I am trying to index the raw Twitter data. Twitter returns the date in the format "Sun Sep 13 19:12:56 +0000 2015" and for that I have PUT mapping for my index with date as format "EEE MMM dd HH:mm:ss +ZZZZZ yyyy". But I am getting the error:

at org.elasticsearch.index.mapper.core.DateFieldMapper.parseStringValue(DateFieldMapper.java:621)
        at org.elasticsearch.index.mapper.core.DateFieldMapper.innerParseCreateField(DateFieldMapper.java:549)
        at org.elasticsearch.index.mapper.core.NumberFieldMapper.parseCreateField(NumberFieldMapper.java:235)
        at org.elasticsearch.index.mapper.core.AbstractFieldMapper.parse(AbstractFieldMapper.java:406)
        ... 12 more
Caused by: java.lang.IllegalArgumentException: Invalid format: "Sun Sep 13 19:12:56 +0000 2015" is malformed at "0000 2015"
        at org.elasticsearch.common.joda.time.format.DateTimeFormatter.parseMillis(DateTimeFormatter.java:754)
        at org.elasticsearch.index.mapper.core.DateFieldMapper.parseStringValue(DateFieldMapper.java:615)
        ... 15 more
[2015-09-13 15:12:56,866][WARN ][river.twitter            ] There was failures while executing bulk

I also tried "EEE MMM dd HH:mm:ss ZZZZZ yyyy", "date", "dateOptionalTime" but nothing works.

Been stuck on this for a while now! I'd appreciate any help.

Thanks!


(Mark Walkom) #2

Don't use the river as they will no longer be supported in the very near future, switch to using Logstash with the twitter input.


(Chinch Pokli) #3

Regardless of whether I use the river or Logstash, the question is still the same - what should be the mapping to successfully ingest the date returned by Twitter. In case of choosing the truncated data as is default, this is taken care of. However, when I want the entire stream ("raw" or "full_tweet" option), the date is ingested as a string.


(Mark Harwood) #4

I successfully used the river before and it uses this elasticsearch mapping:

{
   "my_twitter_river": {
	  "mappings": {
		 "status": {
			"properties": {
			   "created_at": {
				  "type": "date",
				  "format": "dateOptionalTime"
			   }....

The river uses Twitter4J.
Twitter4J returns a java.util.Date [1] so perhaps the question should be more about how Twitter4J parses whatever Twitter provides in its API?

[1] https://github.com/elastic/elasticsearch-river-twitter/blob/master/src/main/java/org/elasticsearch/river/twitter/TwitterRiver.java#L640


(Chinch Pokli) #5

Thanks Mark.
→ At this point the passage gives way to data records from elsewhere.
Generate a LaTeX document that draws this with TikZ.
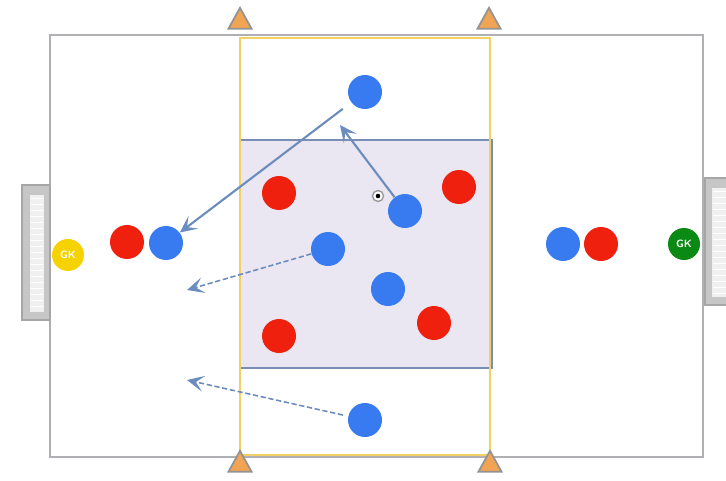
\documentclass[tikz,border=0pt]{standalone}
\usepackage{tikz}
\usetikzlibrary{arrows.meta, positioning, shapes.geometric}
\definecolor{PitchLine}{RGB}{176,176,180}
\definecolor{ZoneYellow}{RGB}{242,208,100}
\definecolor{BoxFill}{RGB}{234,231,242}
\definecolor{BoxLine}{RGB}{120,142,180}
\definecolor{TeamRed}{RGB}{240,32,14}
\definecolor{TeamBlue}{RGB}{56,122,240}
\definecolor{KeeperYellow}{RGB}{246,210,0}
\definecolor{KeeperGreen}{RGB}{10,138,20}
\definecolor{ConeOrange}{RGB}{240,164,84}
\definecolor{RunBlue}{RGB}{108,140,190}

\begin{document}
\begin{tikzpicture}[
    x=0.02cm, y=-0.02cm,
    red/.style={circle, fill=TeamRed, minimum size=0.68cm, inner sep=0pt},
    blue/.style={circle, fill=TeamBlue, minimum size=0.68cm, inner sep=0pt},
    keeper/.style={circle, minimum size=0.64cm, inner sep=0pt, text=white,
                   font=\sffamily\bfseries\fontsize{6}{6}\selectfont},
    cone/.style={isosceles triangle, isosceles triangle apex angle=58, shape border rotate=90,
                 draw=gray!85, fill=ConeOrange, line width=1pt, minimum height=0.42cm, inner sep=0pt},
    goal/.style={draw=gray!70, fill=gray!45, line width=0.6pt},
    run/.style={-{Stealth[length=3.4mm, width=3.2mm, inset=1.6mm]}, RunBlue, line width=1.2pt},
    pass/.style={run, dashed, dash pattern=on 3pt off 1.5pt, line width=0.9pt}
]
\useasboundingbox (0,0) rectangle (726,480);

% pitch and zones
\draw[PitchLine, line width=0.8pt] (50,35) rectangle (703,457);
\draw[BoxLine, fill=BoxFill, line width=1.1pt] (240,140) rectangle (492,368);
\draw[ZoneYellow, line width=1.5pt] (240,38) rectangle (490,455);

% goals
\draw[goal] (22,185) rectangle (50,320);
\fill[gray!12] (30,195) rectangle (44,312);
\foreach \gy in {198,204,...,310} \draw[white, line width=0.5pt] (31,\gy) -- (43,\gy);
\draw[goal] (705,178) rectangle (730,305);
\fill[gray!12] (712,188) rectangle (730,297);
\foreach \gy in {191,197,...,295} \draw[white, line width=0.5pt] (713,\gy) -- (730,\gy);

% cones
\node[cone] (coneTL) at (240,22) {};
\node[cone] (coneTR) at (489,22) {};
\node[cone] (coneBL) at (240,465) {};
\node[cone] (coneBR) at (490,465) {};

% keepers
\node[keeper, fill=KeeperYellow] (gkL) at (68,255) {GK};
\node[keeper, fill=KeeperGreen]  (gkR) at (684,244) {GK};

% red team
\node[red] (r1) at (127,242) {};
\node[red] (r2) at (279,193) {};
\node[red] (r3) at (459,187) {};
\node[red] (r4) at (279,336) {};
\node[red] (r5) at (434,323) {};
\node[red] (r6) at (601,244) {};

% blue team
\node[blue] (bTop)   at (365,92)  {};
\node[blue] (bLeft)  at (166,243) {};
\node[blue] (bBall)  at (405,211) {};
\node[blue] (bMid)   at (328,249) {};
\node[blue] (bLow)   at (388,289) {};
\node[blue] (bBot)   at (365,420) {};
\node[blue] (bRight) at (563,244) {};

% ball
\node[circle, draw=gray!80, fill=white, line width=0.8pt, minimum size=0.22cm, inner sep=0pt] (ball) at (378,196) {};
\fill[black] (ball) circle (1.3pt);

% movements
\coordinate (runEnd)   at (340,125);
\coordinate (passMid)  at (187,290);
\coordinate (passLow)  at (187,380);
\draw[run, shorten <=6pt]  (bTop)  -- (bLeft);
\draw[run]  (bBall) -- (runEnd);
\draw[pass] (bMid)  -- (passMid);
\draw[pass, shorten <=3pt] (bBot)  -- (passLow);
\end{tikzpicture}
\end{document}
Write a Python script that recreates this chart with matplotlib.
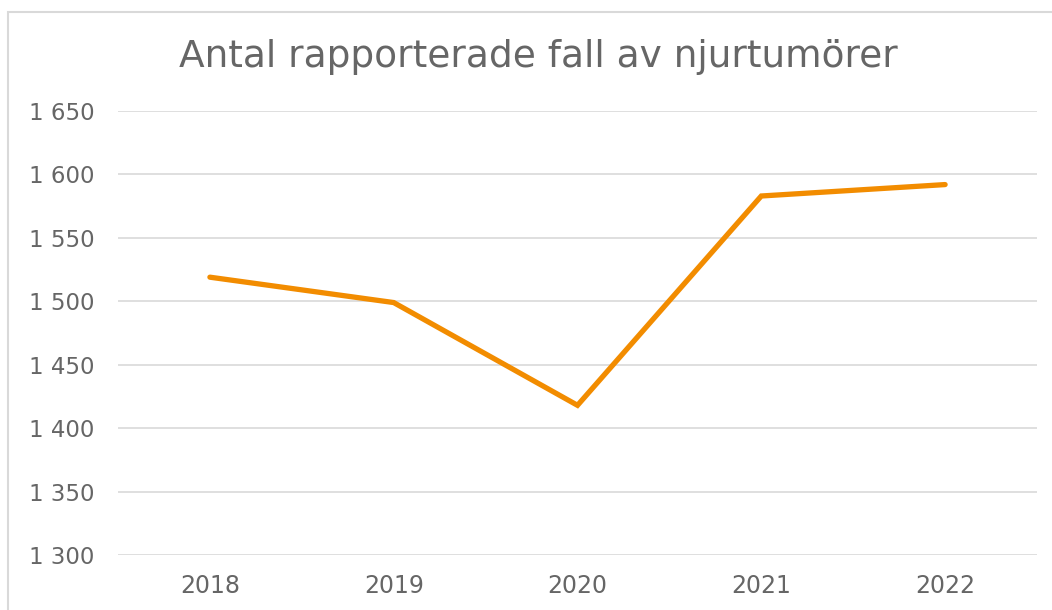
import matplotlib.pyplot as plt
from matplotlib.patches import Rectangle
from matplotlib.ticker import FuncFormatter

years = ["2018", "2019", "2020", "2021", "2022"]
cases = [1519, 1499, 1418, 1583, 1592]
yticks = [1300, 1350, 1400, 1450, 1500, 1550, 1600, 1650]

text_color = "#666666"

fig = plt.figure(figsize=(10.52, 6.10), dpi=100)
fig.patch.set_facecolor("white")

# chart frame (runs off the right and bottom edges)
fig.patches.append(Rectangle((8 / 1052, -0.05), 1.2, 1 - 12 / 610 + 0.05,
                             transform=fig.transFigure, fill=False,
                             edgecolor="#d9d9d9", linewidth=1.5))

ax = fig.add_axes([118 / 1052, 1 - 555 / 610, (1037 - 118) / 1052, (555 - 111) / 610])
x = list(range(len(years)))
ax.plot(x, cases, color="#f28c00", linewidth=3.8, solid_capstyle="round",
        solid_joinstyle="miter", zorder=3)

ax.set_xlim(-0.5, len(years) - 0.5)
ax.set_ylim(1300, 1650)
ax.set_yticks(yticks)
ax.yaxis.set_major_formatter(FuncFormatter(lambda v, p: f"{int(v):,}".replace(",", " ")))
ax.set_xticks(x)
ax.set_xticklabels(years)

ax.grid(axis="y", color="#d9d9d9", linewidth=1.2)
ax.set_axisbelow(True)
for s in ax.spines.values():
    s.set_visible(False)
ax.tick_params(axis="both", length=0, colors=text_color)
ax.tick_params(axis="y", pad=17, labelsize=16.5)
ax.tick_params(axis="x", pad=14, labelsize=17)

fig.text(538 / 1052, 1 - 57 / 610, "Antal rapporterade fall av njurtumörer",
         ha="center", va="center", fontsize=27, color=text_color)

fig.savefig("out.png", dpi=100)
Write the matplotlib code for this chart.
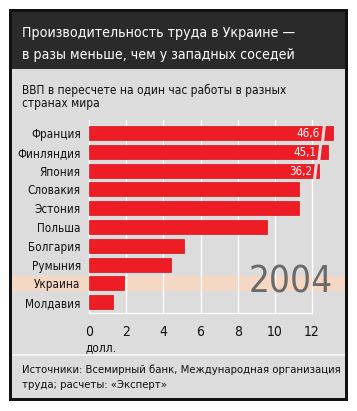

I tried "dateOptionalTime", "date_optional_time", "EEE MMM dd HH:mm:ss ZZZZZ yyyy", "EEE MMM dd HH:mm:ss +ZZZZ yyyy", "date" but nothing works!!

I also looked at the code for Twitter4J and seems like they use "EEE MMM dd HH:mm:ss z yyyy" but even that didn't work!
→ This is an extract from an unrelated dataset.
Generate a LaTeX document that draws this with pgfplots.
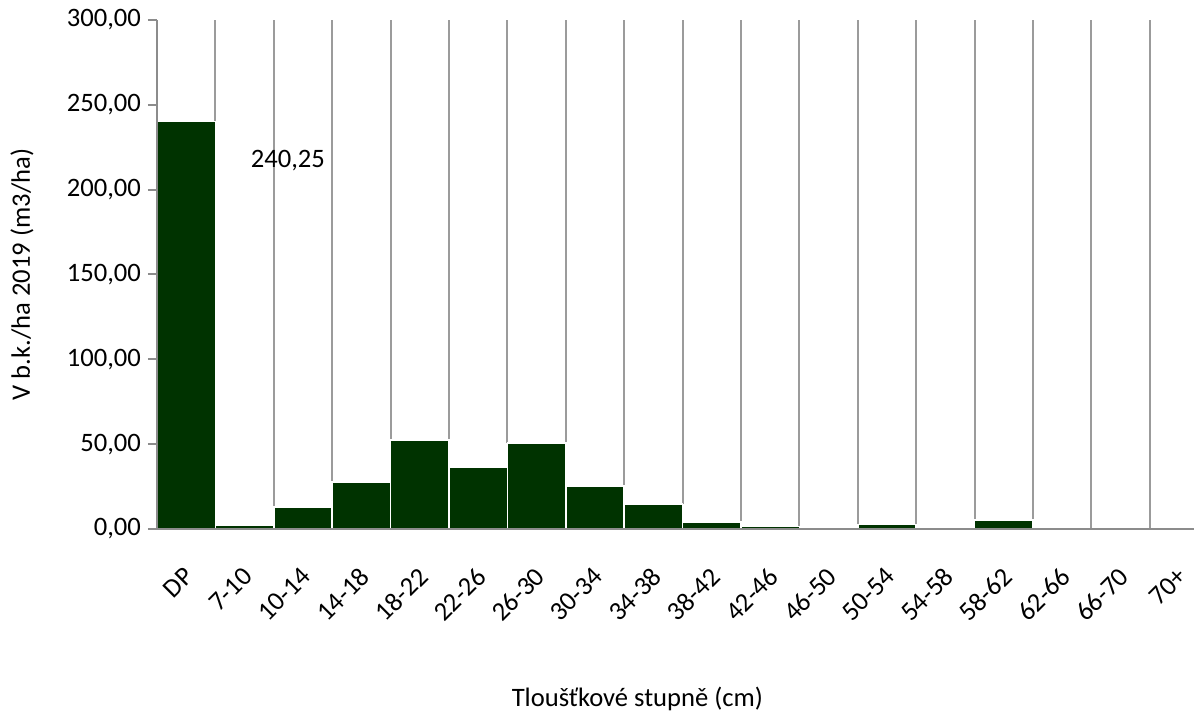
\documentclass[border=0pt]{standalone}
\usepackage{fontspec}
\setmainfont{Carlito}
\usepackage{pgfplots}
\pgfplotsset{compat=1.18}
\definecolor{barGreen}{RGB}{0,51,0}
\definecolor{axGray}{RGB}{140,140,140}
\definecolor{gridGray}{RGB}{155,155,155}
\newcommand{\chartfont}{\fontsize{13.3}{15}\selectfont}
\begin{document}
\begin{tikzpicture}
\begin{axis}[
  at={(0,0)}, anchor=south west,
  scale only axis, width=525.6pt, height=254.5pt,
  xmin=-0.5, xmax=17.5, ymin=0, ymax=300,
  axis lines*=left, axis on top,
  axis line style={axGray, line width=1pt},
  tick align=outside, major tick length=4.5pt,
  ytick={0,50,...,300},
  ytick style={axGray, line width=1pt},
  xtick={0,...,17},
  xtick style={draw=none},
  xticklabels={DP,7-10,10-14,14-18,18-22,22-26,26-30,30-34,34-38,38-42,42-46,46-50,50-54,54-58,58-62,62-66,66-70,70+},
  xticklabel style={xshift=-1.5pt, yshift=-9pt, rotate=45, anchor=north east, font=\chartfont},
  yticklabel style={font=\chartfont,
    /pgf/number format/.cd, fixed, fixed zerofill, precision=2, use comma, 1000 sep={}},
  /pgf/number format/assume math mode=true,
  ylabel={V b.k./ha 2019 (m3/ha)},
  ylabel style={at={(axis description cs:-0.1285,0.5)}, anchor=center, font=\chartfont},
  xlabel={Tloušťkové stupně (cm)},
  xlabel style={at={(axis description cs:0.457,-0.334)}, anchor=center, font=\chartfont},
]
% gray edges of the empty part of each column
\addplot[gridGray, line width=1pt, unbounded coords=jump] coordinates {
  (0.5,240.25) (0.5,300) (0.5,nan)
  (1.5,12.8) (1.5,300) (1.5,nan)
  (2.5,27.8) (2.5,300) (2.5,nan)
  (3.5,52.3) (3.5,300) (3.5,nan)
  (4.5,52.3) (4.5,300) (4.5,nan)
  (5.5,50.7) (5.5,300) (5.5,nan)
  (6.5,50.7) (6.5,300) (6.5,nan)
  (7.5,25.3) (7.5,300) (7.5,nan)
  (8.5,14.6) (8.5,300) (8.5,nan)
  (9.5,4.3) (9.5,300) (9.5,nan)
  (10.5,1.5) (10.5,300) (10.5,nan)
  (11.5,2.6) (11.5,300) (11.5,nan)
  (12.5,2.6) (12.5,300) (12.5,nan)
  (13.5,5.2) (13.5,300) (13.5,nan)
  (14.5,5.2) (14.5,300) (14.5,nan)
  (15.5,0) (15.5,300) (15.5,nan)
  (16.5,0) (16.5,300)
};
% volume per diameter class
\addplot[ybar, bar width=1, fill=barGreen, draw=white, line width=0.8pt] coordinates {
  (0,240.25) (1,2.5) (2,12.8) (3,27.8) (4,52.3) (5,36.5) (6,50.7) (7,25.3) (8,14.6)
  (9,4.3) (10,1.5) (11,0) (12,2.6) (13,0) (14,5.2) (15,0) (16,0) (17,0)
};
\node[font=\chartfont] at (axis cs:1.74,217.4) {240,25};
\end{axis}
\pgfresetboundingbox
\path (-78.5pt,-94pt) rectangle (518.5pt,264.5pt);
\end{tikzpicture}
\end{document}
I've been trying all these for 2 days now but nothing has worked so far.


(Mark Harwood) #6

I think the difference is Twitter4J uses in-built Java date parsing while we use joda which supports timezones differently [1]
If you are not using the Twitter river/Twitter4J/java date parsing call stack and working with raw Twitter records you run into this discrepancy over timezones.
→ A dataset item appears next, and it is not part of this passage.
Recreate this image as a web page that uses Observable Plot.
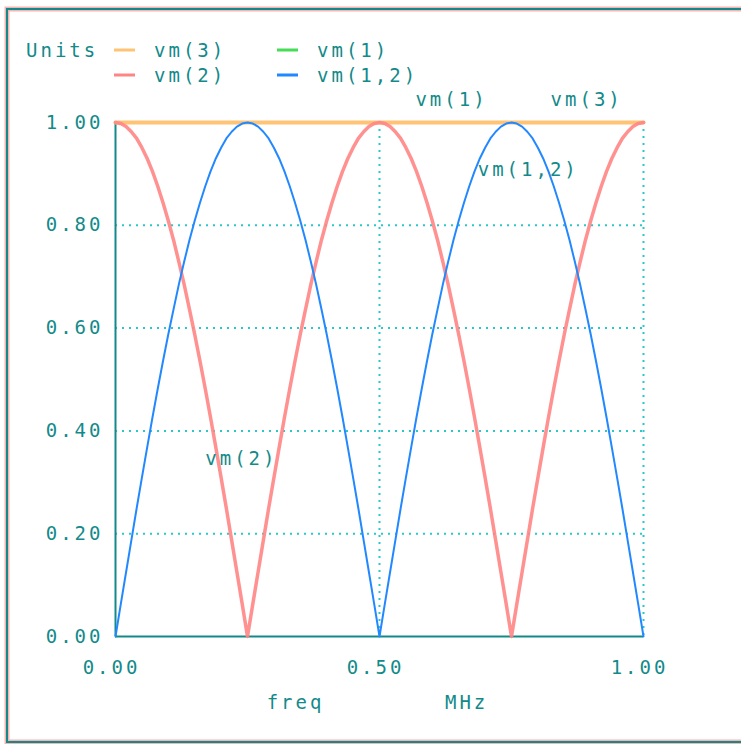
<!DOCTYPE html>
<html><head><meta charset="utf-8">
<script src="https://cdn.jsdelivr.net/npm/d3@7"></script>
<script src="https://cdn.jsdelivr.net/npm/@observablehq/plot@0.6"></script>
<style>
body{margin:0;background:#fff;}
#chart{position:relative;width:741px;height:744px;overflow:hidden;}
svg text{letter-spacing:3px;}
</style>
</head><body><div id="chart"></div>
<script>
const freq = [0,0.01,0.02,0.03,0.04,0.05,0.06,0.07,0.08,0.09,0.10,0.11,0.12,0.13,0.14,0.15,0.16,0.17,0.18,0.19,0.20,0.21,0.22,0.23,0.24,0.25,0.26,0.27,0.28,0.29,0.30,0.31,0.32,0.33,0.34,0.35,0.36,0.37,0.38,0.39,0.40,0.41,0.42,0.43,0.44,0.45,0.46,0.47,0.48,0.49,0.50,0.51,0.52,0.53,0.54,0.55,0.56,0.57,0.58,0.59,0.60,0.61,0.62,0.63,0.64,0.65,0.66,0.67,0.68,0.69,0.70,0.71,0.72,0.73,0.74,0.75,0.76,0.77,0.78,0.79,0.80,0.81,0.82,0.83,0.84,0.85,0.86,0.87,0.88,0.89,0.90,0.91,0.92,0.93,0.94,0.95,0.96,0.97,0.98,0.99,1.00];
const vm3 = [1,1,1,1,1,1,1,1,1,1,1,1,1,1,1,1,1,1,1,1,1,1,1,1,1,1,1,1,1,1,1,1,1,1,1,1,1,1,1,1,1,1,1,1,1,1,1,1,1,1,1,1,1,1,1,1,1,1,1,1,1,1,1,1,1,1,1,1,1,1,1,1,1,1,1,1,1,1,1,1,1,1,1,1,1,1,1,1,1,1,1,1,1,1,1,1,1,1,1,1,1];
const vm1 = [1,1,1,1,1,1,1,1,1,1,1,1,1,1,1,1,1,1,1,1,1,1,1,1,1,1,1,1,1,1,1,1,1,1,1,1,1,1,1,1,1,1,1,1,1,1,1,1,1,1,1,1,1,1,1,1,1,1,1,1,1,1,1,1,1,1,1,1,1,1,1,1,1,1,1,1,1,1,1,1,1,1,1,1,1,1,1,1,1,1,1,1,1,1,1,1,1,1,1,1,1];
const vm2 = [1,0.998,0.992,0.982,0.969,0.951,0.930,0.905,0.876,0.844,0.809,0.771,0.729,0.685,0.637,0.588,0.536,0.482,0.426,0.368,0.309,0.249,0.187,0.125,0.063,0,
  0.063,0.125,0.187,0.249,0.309,0.368,0.426,0.482,0.536,0.588,0.637,0.685,0.729,0.771,0.809,0.844,0.876,0.905,0.930,0.951,0.969,0.982,0.992,0.998,1,
  0.998,0.992,0.982,0.969,0.951,0.930,0.905,0.876,0.844,0.809,0.771,0.729,0.685,0.637,0.588,0.536,0.482,0.426,0.368,0.309,0.249,0.187,0.125,0.063,0,
  0.063,0.125,0.187,0.249,0.309,0.368,0.426,0.482,0.536,0.588,0.637,0.685,0.729,0.771,0.809,0.844,0.876,0.905,0.930,0.951,0.969,0.982,0.992,0.998,1];
const vm12 = [0,0.063,0.125,0.187,0.249,0.309,0.368,0.426,0.482,0.536,0.588,0.637,0.685,0.729,0.771,0.809,0.844,0.876,0.905,0.930,0.951,0.969,0.982,0.992,0.998,1,
  0.998,0.992,0.982,0.969,0.951,0.930,0.905,0.876,0.844,0.809,0.771,0.729,0.685,0.637,0.588,0.536,0.482,0.426,0.368,0.309,0.249,0.187,0.125,0.063,0,
  0.063,0.125,0.187,0.249,0.309,0.368,0.426,0.482,0.536,0.588,0.637,0.685,0.729,0.771,0.809,0.844,0.876,0.905,0.930,0.951,0.969,0.982,0.992,0.998,1,
  0.998,0.992,0.982,0.969,0.951,0.930,0.905,0.876,0.844,0.809,0.771,0.729,0.685,0.637,0.588,0.536,0.482,0.426,0.368,0.309,0.249,0.187,0.125,0.063,0];
const seriesNames = ["vm(3)","vm(1)","vm(2)","vm(1,2)"];
const seriesColors = ["#ffc375","#44dd55","#ff8585","#2288ff"];
const xTicks = [0, 0.5, 1];
const yTicks = [0, 0.2, 0.4, 0.6, 0.8, 1];
const xLabel = "freq";
const xUnit = "MHz";
const yUnit = "Units";

const teal = "#138a8a";
const gridC = "#2cc8c8";
const font = "DejaVu Sans Mono";

const rows = (ys) => freq.map((f, i) => ({f, v: ys[i]}));
const d3s = rows(vm3), d1 = rows(vm1), d2 = rows(vm2), d12 = rows(vm12);

const plot = Plot.plot({
  width: 741, height: 744,
  marginLeft: 115, marginRight: 98, marginTop: 122, marginBottom: 108,
  x: {domain: [0, 1]},
  y: {domain: [0, 1]},
  style: {fontFamily: font, fontSize: "19px", color: teal, background: "transparent", overflow: "visible"},
  marks: [
    Plot.gridY(yTicks.filter(d => d > 0), {stroke: gridC, strokeOpacity: 1, strokeWidth: 2, strokeDasharray: "2,5"}),
    Plot.gridX(xTicks.filter(d => d > 0), {stroke: gridC, strokeOpacity: 1, strokeWidth: 2, strokeDasharray: "2,5"}),
    Plot.ruleX([0], {stroke: teal, strokeWidth: 2}),
    Plot.ruleY([0], {stroke: teal, strokeWidth: 2}),
    Plot.line(d1, {x: "f", y: "v", stroke: seriesColors[1], strokeWidth: 2}),
    Plot.line(d3s, {x: "f", y: "v", stroke: seriesColors[0], strokeWidth: 4}),
    Plot.line(d2, {x: "f", y: "v", stroke: seriesColors[2], strokeWidth: 3.5, strokeOpacity: 0.9}),
    Plot.line(d12, {x: "f", y: "v", stroke: seriesColors[3], strokeWidth: 2}),
    Plot.axisY(yTicks, {tickSize: 0, tickPadding: 12, tickFormat: d3.format(".2f"), label: null, fill: teal, fontSize: 19}),
    Plot.axisX(xTicks, {tickSize: 0, tickPadding: 24, tickFormat: d3.format(".2f"), label: null, fill: teal, fontSize: 19, dx: -4}),
    Plot.text([xLabel], {x: [0.341], frameAnchor: "bottom", dy: 72, text: d => d, fill: teal, fontSize: 19, textAnchor: "middle"}),
    Plot.text([xUnit], {x: [0.665], frameAnchor: "bottom", dy: 72, text: d => d, fill: teal, fontSize: 19, textAnchor: "middle"}),
    Plot.text([seriesNames[1]], {x: [0.568], y: [1.043], text: d => d, fill: teal, fontSize: 19, textAnchor: "start"}),
    Plot.text([seriesNames[0]], {x: [0.824], y: [1.043], text: d => d, fill: teal, fontSize: 19, textAnchor: "start"}),
    Plot.text([seriesNames[3]], {x: [0.686], y: [0.907], text: d => d, fill: teal, fontSize: 19, textAnchor: "start"}),
    Plot.text([seriesNames[2]], {x: [0.170], y: [0.346], text: d => d, fill: teal, fontSize: 19, textAnchor: "start"})
  ]
});
document.getElementById("chart").appendChild(plot);

const svg = d3.select(plot);
// outer frame
svg.insert("rect", ":first-child").attr("x", 7).attr("y", 9).attr("width", 760).attr("height", 733)
  .attr("fill", "none").attr("stroke", "#f6b3b3").attr("stroke-width", 5);
svg.insert("rect", ":nth-child(2)").attr("x", 7).attr("y", 9).attr("width", 760).attr("height", 733)
  .attr("fill", "none").attr("stroke", teal).attr("stroke-width", 2);

// legend
const lg = svg.append("g").attr("font-family", font).attr("font-size", 19).attr("fill", teal)
  .attr("text-anchor", "start");
lg.append("text").attr("x", 26).attr("y", 50).attr("dy", "0.35em").attr("text-anchor", "start").text(yUnit);
const legendOrder = [0, 1, 2, 3];
legendOrder.forEach((k, i) => {
  const col = i % 2, row = Math.floor(i / 2);
  const sx = col === 0 ? 114 : 277;
  const ty = 50 + row * 25;
  lg.append("line").attr("x1", sx).attr("x2", sx + 21).attr("y1", ty).attr("y2", ty)
    .attr("stroke", seriesColors[k]).attr("stroke-width", 3);
  lg.append("text").attr("x", sx + 40).attr("y", ty).attr("dy", "0.35em").attr("text-anchor", "start").text(seriesNames[k]);
});
</script>
</body></html>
[1] http://stackoverflow.com/questions/4498274/why-joda-datetimeformatter-cannot-parse-timezone-names-z


(Chinch Pokli) #7

Ok so it seem to be indexing now after I used the mapping as "EEE MMM dd HH:mm:ss +0000 yyyy".
Now one question I have is - will I need to search in the same format? That would be useless, right?
I tried searching for "2015-09-14" in the field but it gave me an error

"error": "SearchPhaseExecutionException[Failed to execute phase [query], all shards failed; shardFailures {[5mltrJcdSMmx-qQon8_m7A][twittertool_untruncated][0]: SearchParseException[[twittertool_untruncated][0]: from[-1],size[-1]: 
Parse Failure [Failed to parse source [{\n  \"query\": {\n    \"match\": {\n      \"created_at\": \"2015-09-14\"\n    }\n  }\n}\n]]]; nested: ElasticsearchParseException[failed to parse date field [2015-09-14], tried both date format [EEE MMM dd HH:mm:ss +0000 yyyy], and timestamp number]; nested: IllegalArgumentException[Invalid format: \"2015-09-14\"]; }

#8

I have the same problem as you and nothing works. I tried the mapping you posted but it does not work either. Can you post you entire mapping so I can check that we are doing the same thing?
Thanks


(system) #9